It's okay if you don't know everything.


I set foot in Harvard Square for the very first time on a sunny, sweaty Sunday in September 1995. Ten years ago, or just about. Here's 1995-me: he's getting out of a taxi in front of Out of Town News. No, actually it was across the street in front of Mass Army Navy, where there's now a Verizon store inside another Verizon store inside a bank inside three co-located Starbucks. 1995-me wears jeans, Converse hi-tops, a Grateful Dead T-shirt, and a red and black hoodie: one of those rough wool hippy hoodies you might buy at a campus bazaar for Guatemalan social justice in the earnest early '90s. (Which is exactly where 1993-me bought it.) 1995-me is skinnier than 2005-me and he doesn't need glasses. He has much longer hair—not as long as it was four months earlier at graduation, but still shaggy, Kurt Cobain length. And he's dragging a humongous blue duffel bag, which weighs a ton because it contains most of his life. And he doesn't know anything about anything.

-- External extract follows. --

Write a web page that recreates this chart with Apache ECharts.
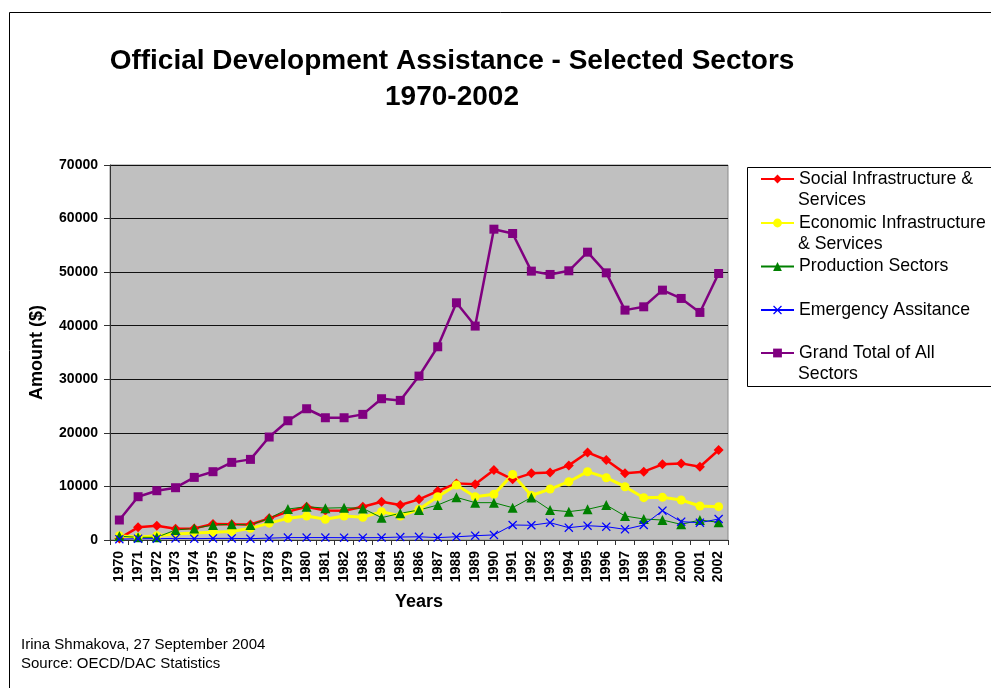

I'd been an immigrant for about four hours. My Mom and my girlfriend drove me to the Buffalo airport. We crossed the border at Lewiston, where a welcoming American yelled "learn how to fucking drive!" at my mother. The INS officer who processed my student visa said, "American History? What would anybody want to study that for?" My girlfriend cried at the airport. "Don't worry," I said, "we can survive a little long distance. And I'll see you at Thanksgiving, and you'll move down to Boston in the spring, and besides, how long can a PhD take?" (See above re: how much I knew.)

Benjamin Franklin opens his Autobiography with a description of his first arrival in Philadelphia. He has a few coins in his pocket which he immediately spends on three loaves of puffy bread. Then he wanders through the city gawking at everything, an awkward rube in ragged clothes with bread stuffed in his mouth and a big loaf under each arm. Franklin's Autobiography is of course the ur-American tale of rags to riches, the Horatio Alger story two centuries before Horatio Alger. Why does he emphasize the loaves of puffy bread? Wouldn't the rags to riches angle be more powerful if young Ben started out hungry and penniless? Maybe it would. But what I think amused the adult Franklin about the story was not the humbleness of his beginnings, but the dorkiness: What a hick I was, he is saying. What a rube. What a maroon.

You said it, Ben. The big blue duffel bag was my puffy bread, see? It was huge and ungainly, and the vestigial straps on it were much too short to loop over my shoulder or do anything really but awkwardly lurch and drag the behemoth down the sidewalk. I asked the cab driver to take me to Perkins Hall, the grad student dormitory, but he didn't know where that was or else couldn't be bothered, so he just let me off in the Square. "This is pretty central," he said. "I'm sure you can find it from here." Well, sort of. Perkins Hall is about half a mile from the Square, if you know where you're going. If you're too shy, too Canadian, or too dumb to ask for directions, it can be considerably farther. I lugged the bag through Johnson Gate, across Harvard Yard to Quincy Street, turning (the wrong way) down Quincy Street to Mass Ave and then (stupidly) back along Mass Ave to where I started, then wandered up Garden Street (I think) on the wrong side of the Commons, until I cut across to the Law School, finally hitting Oxford Street (a total fluke) and finding Perkins, my new home.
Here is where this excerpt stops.